* Provided records

:::

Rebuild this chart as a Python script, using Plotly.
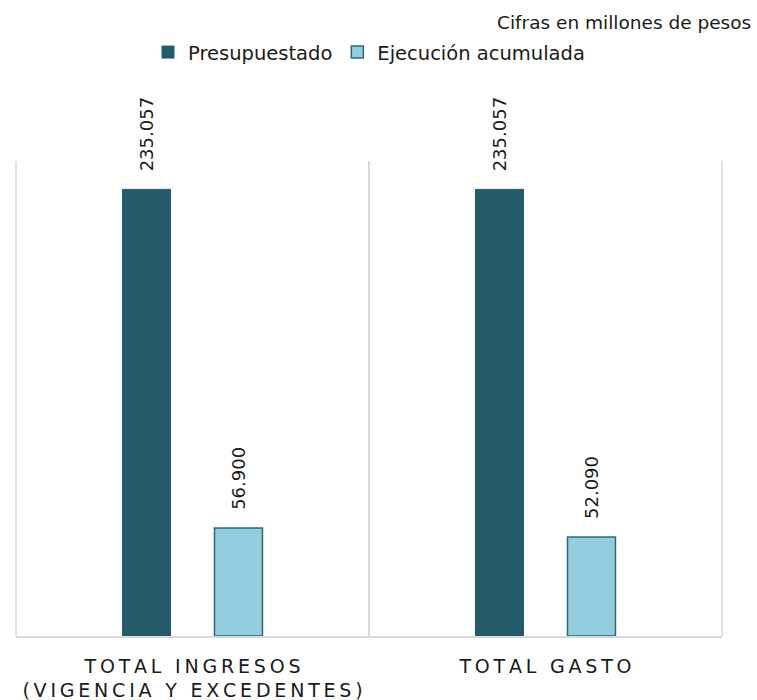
import plotly.graph_objects as go

categories = ["TOTAL INGRESOS<br>(VIGENCIA Y EXCEDENTES)", "TOTAL GASTO"]
presupuestado = [235057, 235057]
ejecucion = [56900, 52090]
series_names = ["Presupuestado", "Ejecución acumulada"]
note = "Cifras en millones de pesos"

FONT = "DejaVu Sans"
TXT = "#1a1a1a"
GRID = "#D9D9D9"


def spaced(label):
    # emulate the letter spacing of the original axis labels
    parts = label.split("<br>")
    return "<br>".join("\u2009".join(list(p)) for p in parts)


label_tpl = "\u00a0\u00a0\u2009%{y:,.0f}"

fig = go.Figure()
fig.add_trace(go.Bar(
    x=categories, y=presupuestado, name=series_names[0],
    marker=dict(color="#245B69", line=dict(color="#245B69", width=1)),
    texttemplate=label_tpl, textposition="outside", textangle=-90,
    textfont=dict(family=FONT, size=18, color=TXT),
    cliponaxis=False, constraintext="none",
))
fig.add_trace(go.Bar(
    x=categories, y=ejecucion, name=series_names[1],
    marker=dict(color="#93CDDD", line=dict(color="#2E6878", width=1.5)),
    texttemplate=label_tpl, textposition="outside", textangle=-90,
    textfont=dict(family=FONT, size=18, color=TXT),
    cliponaxis=False, constraintext="none",
))

fig.update_layout(
    width=757, height=700,
    margin=dict(l=16, r=35, t=161, b=64, autoexpand=False),
    paper_bgcolor="white", plot_bgcolor="white",
    barmode="group", bargap=0.479, bargroupgap=0.478,
    separators=",.",
    font=dict(family=FONT, size=18, color=TXT),
    showlegend=True,
    legend=dict(orientation="h", x=0.5, xanchor="center", y=0.953, yref="container",
                yanchor="top", font=dict(family=FONT, size=19.5, color=TXT),
                itemwidth=30, tracegroupgap=0, bgcolor="rgba(0,0,0,0)"),
    annotations=[dict(text=note, xref="paper", yref="paper", x=1.0439, y=1.2926,
                      xanchor="right", yanchor="middle", showarrow=False,
                      font=dict(family=FONT, size=18.5, color=TXT))],
    shapes=[dict(type="line", xref="x domain", yref="y domain", x0=d, x1=d, y0=0, y1=1,
                 line=dict(color=GRID, width=1.5), layer="below") for d in (0, 1)],
    xaxis=dict(type="category", tickson="boundaries", showgrid=True, automargin=False,
               gridcolor=GRID, gridwidth=1.5, showline=True, linecolor=GRID,
               linewidth=1.5, ticks="", tickvals=categories, ticklabelstandoff=12,
               ticktext=[spaced(c) for c in categories],
               tickfont=dict(family=FONT, size=19, color=TXT)),
    yaxis=dict(range=[0, 250000], visible=False, showgrid=False, zeroline=False,
               automargin=False),
)

fig.write_html("out.html", config={"displayModeBar": False},
               post_script="document.body.style.margin='0';")
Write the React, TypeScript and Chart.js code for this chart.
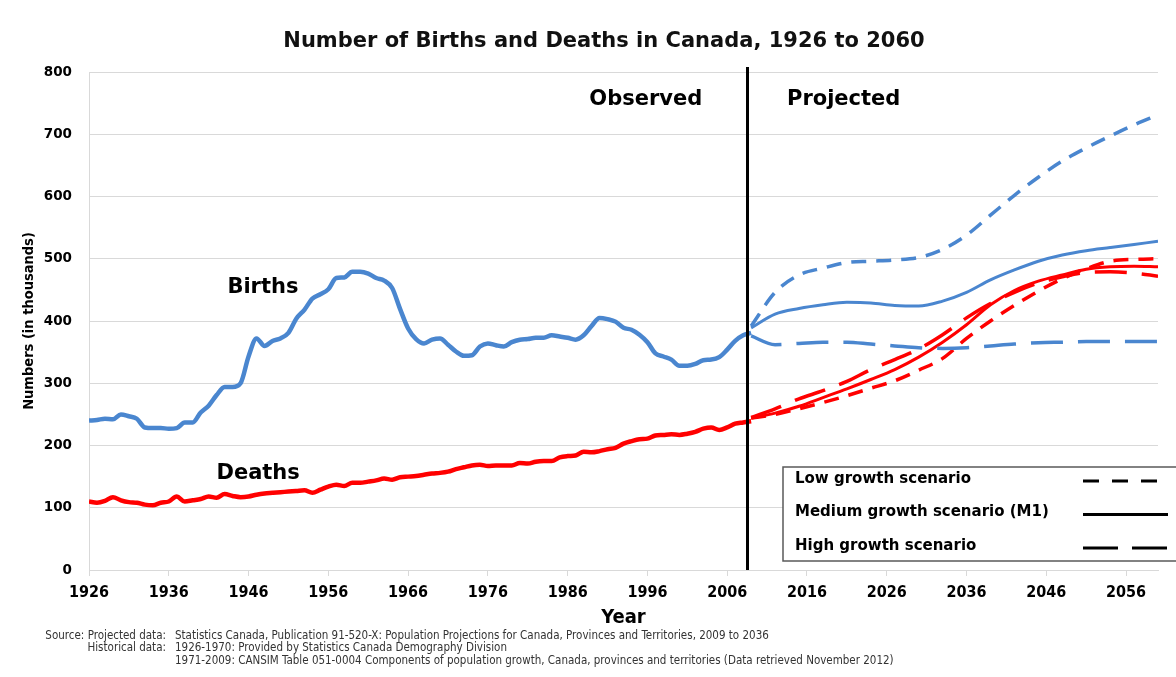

:::

* Exercise aim
Quote the data exactly, leaving every image out of the copy.

* Response to the exercise
Rebuild this chart as a Python script, using Plotly.
import plotly.graph_objects as go

categories = ["TOTAL INGRESOS<br>(VIGENCIA Y EXCEDENTES)", "TOTAL GASTO"]
presupuestado = [235057, 235057]
ejecucion = [56900, 52090]
series_names = ["Presupuestado", "Ejecución acumulada"]
note = "Cifras en millones de pesos"

FONT = "DejaVu Sans"
TXT = "#1a1a1a"
GRID = "#D9D9D9"


def spaced(label):
    # emulate the letter spacing of the original axis labels
    parts = label.split("<br>")
    return "<br>".join("\u2009".join(list(p)) for p in parts)


label_tpl = "\u00a0\u00a0\u2009%{y:,.0f}"

fig = go.Figure()
fig.add_trace(go.Bar(
    x=categories, y=presupuestado, name=series_names[0],
    marker=dict(color="#245B69", line=dict(color="#245B69", width=1)),
    texttemplate=label_tpl, textposition="outside", textangle=-90,
    textfont=dict(family=FONT, size=18, color=TXT),
    cliponaxis=False, constraintext="none",
))
fig.add_trace(go.Bar(
    x=categories, y=ejecucion, name=series_names[1],
    marker=dict(color="#93CDDD", line=dict(color="#2E6878", width=1.5)),
    texttemplate=label_tpl, textposition="outside", textangle=-90,
    textfont=dict(family=FONT, size=18, color=TXT),
    cliponaxis=False, constraintext="none",
))

fig.update_layout(
    width=757, height=700,
    margin=dict(l=16, r=35, t=161, b=64, autoexpand=False),
    paper_bgcolor="white", plot_bgcolor="white",
    barmode="group", bargap=0.479, bargroupgap=0.478,
    separators=",.",
    font=dict(family=FONT, size=18, color=TXT),
    showlegend=True,
    legend=dict(orientation="h", x=0.5, xanchor="center", y=0.953, yref="container",
                yanchor="top", font=dict(family=FONT, size=19.5, color=TXT),
                itemwidth=30, tracegroupgap=0, bgcolor="rgba(0,0,0,0)"),
    annotations=[dict(text=note, xref="paper", yref="paper", x=1.0439, y=1.2926,
                      xanchor="right", yanchor="middle", showarrow=False,
                      font=dict(family=FONT, size=18.5, color=TXT))],
    shapes=[dict(type="line", xref="x domain", yref="y domain", x0=d, x1=d, y0=0, y1=1,
                 line=dict(color=GRID, width=1.5), layer="below") for d in (0, 1)],
    xaxis=dict(type="category", tickson="boundaries", showgrid=True, automargin=False,
               gridcolor=GRID, gridwidth=1.5, showline=True, linecolor=GRID,
               linewidth=1.5, ticks="", tickvals=categories, ticklabelstandoff=12,
               ticktext=[spaced(c) for c in categories],
               tickfont=dict(family=FONT, size=19, color=TXT)),
    yaxis=dict(range=[0, 250000], visible=False, showgrid=False, zeroline=False,
               automargin=False),
)

fig.write_html("out.html", config={"displayModeBar": False},
               post_script="document.body.style.margin='0';")
Write the React, TypeScript and Chart.js code for this chart.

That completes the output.